Eurovisión, aunque se haya convertido en una máquina global de promoción y dinero, sigue siendo un concurso de canciones. Algunos ganan y otros pierden. España perdió porque en vez de hablar con su música, eligió hacer un gesto político en un lugar donde son alérgicos a ese tipo de gestos. España eligió llevar la política, la denuncia, la confrontación y el ruido, a un lugar donde detestan todo eso. Y mantiene esa elección.

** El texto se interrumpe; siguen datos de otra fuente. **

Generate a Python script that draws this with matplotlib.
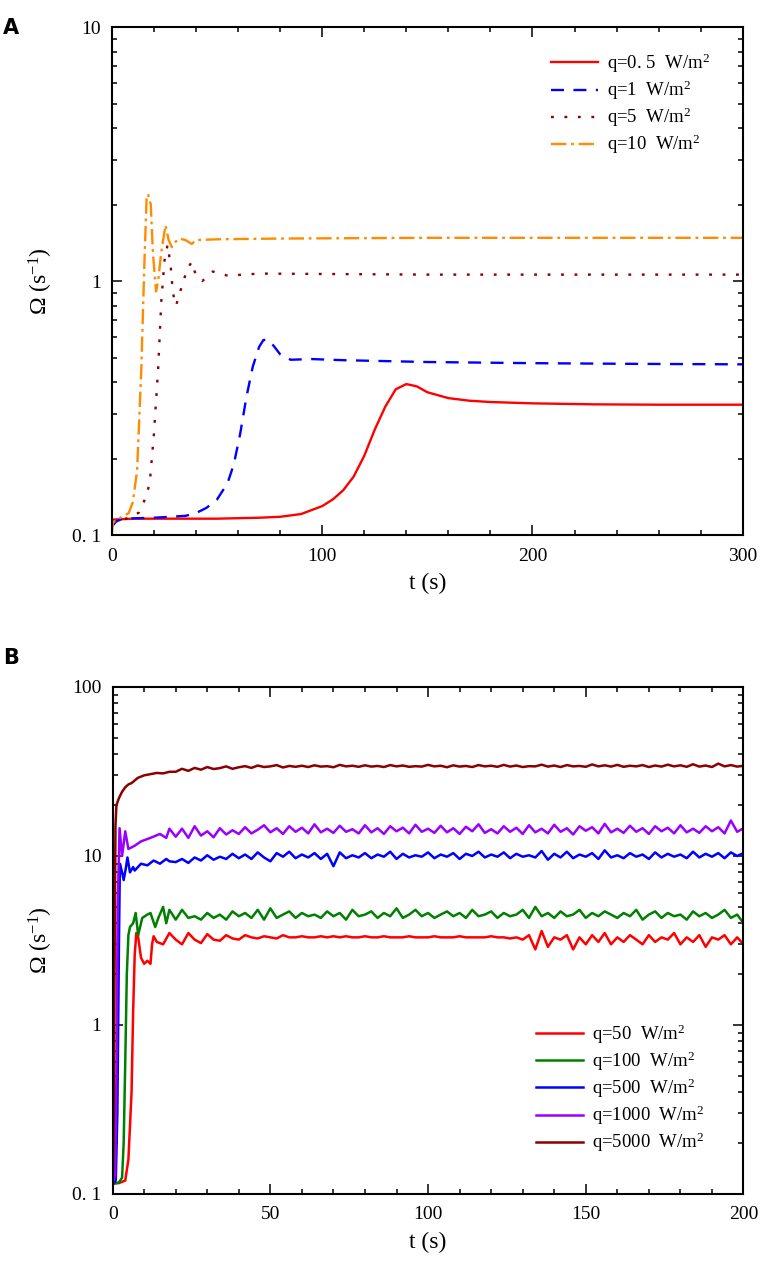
import numpy as np
import matplotlib
matplotlib.use("Agg")
import matplotlib.pyplot as plt
from matplotlib.ticker import FixedLocator, NullFormatter, MultipleLocator, LogLocator

plt.rcParams['font.family'] = ['Liberation Serif', 'DejaVu Serif']
plt.rcParams['mathtext.fontset'] = 'custom'
plt.rcParams['mathtext.rm'] = 'Liberation Serif'
plt.rcParams['mathtext.it'] = 'Liberation Serif'

# ---------------- panel A data ----------------
tA_05 = [0, 10, 30, 50, 70, 80, 90, 100, 105, 110, 115, 120, 125, 130, 135, 140,
         145, 150, 160, 170, 180, 200, 230, 260, 300]
wA_05 = [0.115, 0.116, 0.116, 0.116, 0.117, 0.118, 0.121, 0.13, 0.138, 0.15, 0.17,
         0.205, 0.26, 0.32, 0.375, 0.393, 0.385, 0.365, 0.346, 0.338, 0.334, 0.330,
         0.327, 0.326, 0.326]

tA_1 = [0, 2, 5, 20, 35, 40, 45, 50, 55, 58, 61, 64, 67, 70, 72, 74, 77, 80, 85,
        95, 110, 150, 200, 250, 300]
wA_1 = [0.108, 0.113, 0.116, 0.117, 0.119, 0.122, 0.128, 0.138, 0.16, 0.19, 0.25,
        0.35, 0.46, 0.55, 0.585, 0.59, 0.555, 0.515, 0.49, 0.493, 0.488, 0.48, 0.475,
        0.472, 0.47]

tA_5 = [0, 5, 10, 13, 16, 18, 20, 22, 23.5, 25, 26.5, 28, 29, 30.5, 32, 34, 36, 38,
        40, 43, 48, 55, 70, 150, 300]
wA_5 = [0.112, 0.115, 0.118, 0.123, 0.14, 0.16, 0.25, 0.45, 0.83, 1.2, 1.39, 1.14,
        0.9, 0.8, 0.88, 1.0, 1.12, 1.19, 1.05, 1.0, 1.09, 1.05, 1.07, 1.06, 1.06]

tA_10 = [0, 0.5, 4, 8, 10, 12, 14, 15.5, 16.5, 17.2, 18.5, 19.5, 21, 22, 23.5, 25.5,
         27, 28.5, 30, 32, 35, 38, 40, 50, 80, 150, 300]
wA_10 = [0.1, 0.112, 0.117, 0.122, 0.135, 0.18, 0.45, 1.2, 2.1, 2.2, 2.0, 1.3, 0.91,
         1.0, 1.3, 1.66, 1.45, 1.36, 1.42, 1.47, 1.45, 1.40, 1.45, 1.46, 1.47, 1.48,
         1.48]

labels_A = ['q=0. 5  W/m$^2$', 'q=1  W/m$^2$', 'q=5  W/m$^2$', 'q=10  W/m$^2$']

# ---------------- panel B data ----------------
t_steady = np.arange(20, 201, 2)

tB_50 = [0, 2, 4, 5, 6, 6.5, 7, 7.5, 8, 9, 10, 11, 12, 12.5, 13, 14, 16, 18]
wB_50 = [0.115, 0.116, 0.12, 0.16, 0.4, 1.2, 2.6, 3.5, 3.4, 2.5, 2.3, 2.4, 2.3, 3.0,
         3.35, 3.1, 3.0, 3.5]
sB_50 = [3.2, 3.0, 3.5, 3.2, 3.05, 3.45, 3.2, 3.15, 3.4, 3.25,
         3.2, 3.4, 3.3, 3.25, 3.35, 3.3, 3.25, 3.4, 3.3, 3.3,
         3.35, 3.3, 3.3, 3.35, 3.3, 3.35, 3.3, 3.35, 3.3, 3.3,
         3.35, 3.3, 3.3, 3.35, 3.3, 3.3, 3.3, 3.35, 3.3, 3.3,
         3.3, 3.35, 3.3, 3.3, 3.3, 3.35, 3.3, 3.3, 3.3, 3.3,
         3.35, 3.3, 3.3, 3.25, 3.3, 3.2, 3.4, 2.8, 3.6, 2.9,
         3.3, 3.2, 3.4, 2.8, 3.3, 3.0, 3.4, 3.1, 3.5, 3.0,
         3.3, 3.1, 3.4, 3.2, 3.0, 3.4, 3.1, 3.3, 3.2, 3.5,
         3.0, 3.3, 3.1, 3.4, 2.9, 3.3, 3.2, 3.4, 3.0, 3.3,
         3.0]

tB_100 = [0, 2, 3, 3.5, 4, 4.5, 5, 5.5, 6.5, 7.3, 8.1, 9.4, 11, 12, 13.5, 14.5, 16,
          17, 18]
wB_100 = [0.115, 0.117, 0.125, 0.2, 0.6, 2.0, 3.4, 3.8, 4.0, 4.6, 3.4, 4.3, 4.5, 4.6,
          3.8, 4.3, 5.0, 4.0, 4.8]
sB_100 = [4.2, 4.8, 4.3, 4.4, 4.2, 4.6, 4.3, 4.5, 4.2, 4.7,
          4.4, 4.6, 4.3, 4.8, 4.2, 4.9, 4.3, 4.5, 4.7, 4.3,
          4.6, 4.4, 4.5, 4.3, 4.7, 4.4, 4.6, 4.2, 4.8, 4.4,
          4.5, 4.7, 4.3, 4.6, 4.4, 4.9, 4.3, 4.5, 4.8, 4.4,
          4.6, 4.3, 4.5, 4.7, 4.4, 4.6, 4.3, 4.8, 4.4, 4.5,
          4.7, 4.3, 4.6, 4.4, 4.5, 4.8, 4.3, 5.0, 4.4, 4.6,
          4.3, 4.7, 4.4, 4.5, 4.8, 4.3, 4.6, 4.4, 4.7, 4.5,
          4.3, 4.6, 4.4, 4.8, 4.2, 4.5, 4.7, 4.3, 4.6, 4.4,
          4.5, 4.2, 4.7, 4.4, 4.6, 4.3, 4.5, 4.8, 4.3, 4.5,
          4.0]

tB_500 = [0, 1, 1.5, 2, 2.3, 3, 3.5, 4.2, 4.7, 5.5, 6.5, 7, 9, 11, 13, 15, 17, 18]
wB_500 = [0.115, 0.12, 0.3, 3.0, 9.0, 8.0, 7.2, 8.5, 9.8, 8.0, 8.6, 8.2, 9.0, 8.8,
          9.4, 9.0, 9.6, 9.3]
sB_500 = [9.2, 9.6, 9.1, 9.8, 9.4, 10.1, 9.5, 9.9, 9.6, 10.3,
          9.7, 10.2, 9.6, 10.5, 9.8, 9.3, 10.4, 9.9, 10.6, 9.7,
          10.2, 9.8, 10.4, 9.6, 10.3, 8.7, 10.5, 9.7, 10.1, 9.8,
          10.4, 9.7, 10.2, 9.9, 10.6, 9.6, 10.3, 9.8, 10.1, 9.9,
          10.5, 9.7, 10.2, 9.9, 10.4, 9.6, 10.3, 10.0, 10.6, 9.8,
          10.2, 9.9, 10.5, 9.7, 10.3, 9.9, 10.1, 9.8, 10.7, 9.5,
          10.3, 9.8, 10.6, 9.7, 10.2, 9.9, 10.4, 9.6, 10.8, 9.8,
          10.1, 9.7, 10.4, 9.9, 10.2, 9.6, 10.5, 9.8, 10.3, 9.9,
          10.2, 9.7, 10.6, 9.8, 10.3, 9.9, 10.4, 9.7, 10.5, 10.0,
          10.4]

tB_1000 = [0, 0.8, 1.2, 1.6, 2.2, 3, 4, 5, 7, 9, 12, 15, 17, 18]
wB_1000 = [0.115, 0.13, 0.5, 5.0, 14.6, 10.0, 14.0, 11.0, 11.5, 12.2, 12.8, 13.5,
           12.8, 14.5]
sB_1000 = [13.0, 14.5, 12.8, 15.0, 13.2, 14.0, 12.9, 14.6, 13.4, 14.2,
           13.5, 14.8, 13.6, 14.3, 15.2, 13.8, 14.6, 13.5, 15.0, 13.9,
           14.7, 13.6, 15.4, 13.8, 14.5, 13.7, 15.1, 13.9, 14.4, 13.6,
           15.2, 13.8, 14.6, 13.5, 15.0, 14.0, 14.7, 13.6, 15.3, 13.9,
           14.5, 13.7, 15.1, 13.8, 14.6, 13.5, 14.9, 14.0, 15.4, 13.7,
           14.4, 13.6, 15.0, 13.9, 14.7, 13.5, 15.2, 13.8, 14.5, 13.6,
           15.3, 13.9, 14.6, 13.4, 15.0, 14.1, 14.8, 13.6, 15.5, 13.8,
           14.5, 13.7, 15.1, 13.9, 14.6, 13.5, 15.0, 14.0, 14.7, 13.6,
           15.2, 13.8, 14.5, 13.7, 15.0, 14.0, 14.8, 13.6, 16.2, 13.9,
           14.6]

tB_5000 = [0, 0.3, 0.6, 0.9, 1.2, 2, 3, 4, 5, 6, 8, 10, 12, 14, 16, 18]
wB_5000 = [0.115, 0.2, 2.0, 15, 20, 22, 24, 25.5, 26.5, 27, 29, 30, 30.5, 31, 30.8,
           31.5]
sB_5000 = [31.5, 32.8, 31.9, 33.2, 32.4, 33.6, 32.7, 33.1, 33.9, 32.8,
           33.5, 34.0, 33.2, 34.3, 33.6, 33.9, 34.5, 33.4, 34.1, 33.7,
           34.2, 33.6, 34.4, 33.8, 34.0, 33.5, 34.6, 33.9, 34.2, 33.7,
           34.4, 33.8, 34.1, 33.6, 34.5, 33.9, 34.3, 33.7, 34.0, 33.8,
           34.6, 33.9, 34.2, 33.5, 34.4, 33.8, 34.1, 33.6, 34.5, 33.9,
           34.2, 33.7, 34.6, 33.8, 34.3, 33.6, 34.0, 33.9, 34.7, 33.8,
           34.3, 33.6, 34.5, 33.9, 34.1, 33.7, 34.8, 33.9, 34.4, 33.8,
           34.6, 33.7, 34.2, 33.9, 34.5, 33.6, 34.3, 33.8, 34.7, 33.9,
           34.4, 33.7, 34.9, 33.8, 34.3, 33.6, 35.2, 33.9, 34.5, 33.8,
           34.2]

labels_B = ['q=50  W/m$^2$', 'q=100  W/m$^2$', 'q=500  W/m$^2$',
            'q=1000  W/m$^2$', 'q=5000  W/m$^2$']


def style_axes(ax, xmax, xmajor, xminor, ymin, ymax, yticks, yticklabels):
    ax.set_yscale('log')
    ax.set_xlim(0, xmax)
    ax.set_ylim(ymin, ymax)
    ax.xaxis.set_major_locator(MultipleLocator(xmajor))
    ax.xaxis.set_minor_locator(MultipleLocator(xminor))
    ax.yaxis.set_major_locator(FixedLocator(yticks))
    ax.yaxis.set_minor_locator(LogLocator(base=10, subs=np.arange(2, 10)))
    ax.yaxis.set_minor_formatter(NullFormatter())
    ax.set_yticklabels(yticklabels)
    ax.tick_params(which='both', direction='in', top=True, right=True, width=1.1,
                   labelsize=14)
    ax.tick_params(which='major', length=7)
    ax.tick_params(which='minor', length=3.5)
    ax.tick_params(axis='y', pad=8)
    ax.tick_params(axis='x', pad=9)
    for s in ax.spines.values():
        s.set_linewidth(1.5)
    ax.set_xlabel('t (s)', fontsize=17, labelpad=6)
    ax.set_ylabel('Ω (s$^{-1}$)', fontsize=17, labelpad=12)


fig = plt.figure(figsize=(7.61, 12.64), dpi=100)
axA = fig.add_axes([0.147, 0.5767, 0.829, 0.4019])
axB = fig.add_axes([0.148, 0.0554, 0.829, 0.4011])

lw = 1.7
axA.plot(tA_05, wA_05, color='#ff0000', lw=lw, label=labels_A[0])
axA.plot(tA_1, wA_1, color='#0000ff', lw=lw, dashes=(5.5, 4), label=labels_A[1])
axA.plot(tA_5, wA_5, color='#8b0000', lw=lw, dashes=(1.2, 4.5), label=labels_A[2])
axA.plot(tA_10, wA_10, color='#ff8c00', lw=lw, dashes=(6.5, 2, 1.2, 2),
         label=labels_A[3])
style_axes(axA, 300, 100, 20, 0.1, 10, [0.1, 1, 10], ['0. 1', '1', '10'])
axA.legend(loc='upper right', bbox_to_anchor=(0.975, 0.985), frameon=False,
           fontsize=13.5, handlelength=2.5, handletextpad=0.5, labelspacing=0.2)

colors_B = ['#ff0000', '#008000', '#0000ff', '#9900ff', '#8b0000']
series_B = [(tB_50, wB_50, sB_50), (tB_100, wB_100, sB_100), (tB_500, wB_500, sB_500),
            (tB_1000, wB_1000, sB_1000), (tB_5000, wB_5000, sB_5000)]
for (te, we, ws), c, lab in zip(series_B, colors_B, labels_B):
    t = np.concatenate([te, t_steady])
    w = np.concatenate([we, ws])
    axB.plot(t, w, color=c, lw=1.8, label=lab)
style_axes(axB, 200, 50, 10, 0.1, 100, [0.1, 1, 10, 100],
           ['0. 1', '1', '10', '100'])
axB.legend(loc='lower right', bbox_to_anchor=(0.965, 0.045), frameon=False,
           fontsize=13.5, handlelength=2.5, handletextpad=0.5, labelspacing=0.2)

fig.text(0.004, 0.986, 'A', fontsize=15, fontweight='bold', family='DejaVu Sans',
         va='top')
fig.text(0.004, 0.487, 'B', fontsize=15, fontweight='bold', family='DejaVu Sans',
         va='top')

fig.savefig('out.png', dpi=100)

Se puede estar radicalmente en contra de la brutalidad de la respuesta israelí al ataque terrorista de Hamás. Se puede pensar –yo lo pienso– que Israel ha optado por una reacción salvaje a una agresión salvaje, una aplicación desproporcionada y brutal del «ojo por ojo y diente por diente». Es legítimo denunciar –en cualquier foro– que lo que está ocurriendo en Gaza es una masacre. Pero… ¿tiene algún sentido convertir Eurovisión en una asamblea de condenas? ¿A quién ayuda eso? ¿Qué cambia en la política internacional? ¿Evitará que caiga una sola bomba sobre Gaza? ¿Servirá para salvar a alguien?

Lo que se logra con esta impostada exhibición de indignación es alimentar la polarización, mantener la estrategia de agitación simbólica que busca titulares y aplausos fáciles en redes sociales. Es la política de los gestos, con la que nos entretiene Sánchez. España puede perfectamente defender el criterio de su Gobierno en otros muchos foros, pero prefiere optar por el ruido. Lo de Eurovisión no quiere cambiar nada, es un mensaje de consumo interno para los españoles. Es el ruido que interesa a un Gobierno que deja de comprar munición para la Guardia Civil a Israel, y lo publicita y airea, mientras silencia la venta real y probada de armas al Gobierno de Netanyahu. Los gestos valen hoy más que los actos.

España podía perfectamente no haber participado en el show. Podía haber dicho que no estaba de acuerdo con la presencia de Israel y haberse retirado. Habría sido una decisión legítima y respetable, aunque con costes locales. Lo que ha hecho ha sido participar y montar su numerito, con el suma y sigue de Sánchez. La indignación de ahora sobra: es como si nadie hubiera previsto que los organizadores de ese festival supuestamente apolítico y dulzón no fueran a tomarse mal el sermón en directo. Y ahora, todos a rasgarse las vestiduras por una injusticia fabricada. Mientras tanto, en Gaza, sigue muriendo gente todos los días. Pero eso ya está fuera de escaleta.